Like most major metro Atlanta school districts, the Fulton County Schools plans to start the year virtually. But the district hopes to bring students back into schools after Labor Day if coronavirus cases decrease significantly by then. At a school board meeting last week, Fulton Superintendent Mike Looney presented a four-phased plan where students would gradually return to face-to-face instruction.
“[The plan] allows us to turn school back on in a deliberate way to maximize safety of students and staff members so that we can react to the data that comes before us,” Looney said. “All we can really do is respond to the environment that we’ve been given.”
The first phase of the plan, scheduled to begin Sept. 8, would have some students returning to schools for brief periods of time each week. For example, Looney said, young children would have in-person instruction once a week.
“We would schedule a…session for every student in Pre-K through 2 to come into the school building and meet with their teacher one day a week for 90 minutes,” he said.

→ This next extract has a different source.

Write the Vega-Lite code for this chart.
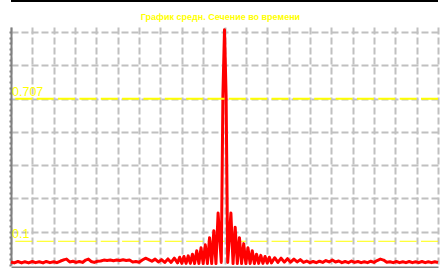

Schools will eventually work up to the fourth phase, where students attend school in person twice a week. Looney says schools won’t fully resume face-to-face instruction until Fulton County reaches less than 100 cases of Covid-19 per 100,000 people.
Students don’t have to participate in face-to-face instruction during the four phases. They can opt for remote learning instead.
As teachers and students begin the year remotely, district officials said online instruction will be different than it was last spring. Then, schools had to shift gears quickly, moving from in-person classes to remote instruction in a few days. But this fall, Fulton County teachers will be expected to report to their schools to conduct virtual learning.
“Learning is a social experience,” said Fulton County Schools Chief Academic Officer Clifford Jones. “To see and interact with people is necessary for it to stick. Live, daily instruction is needed and will occur.”
Gwinnett County is also requiring teachers to report to their schools to conduct remote instruction. More than 1,500 people have signed a petition asking the district to let teachers work remotely.
Parents have protested and signed petitions in Cobb and Gwinnett after both districts decided to begin the year entirely online this year.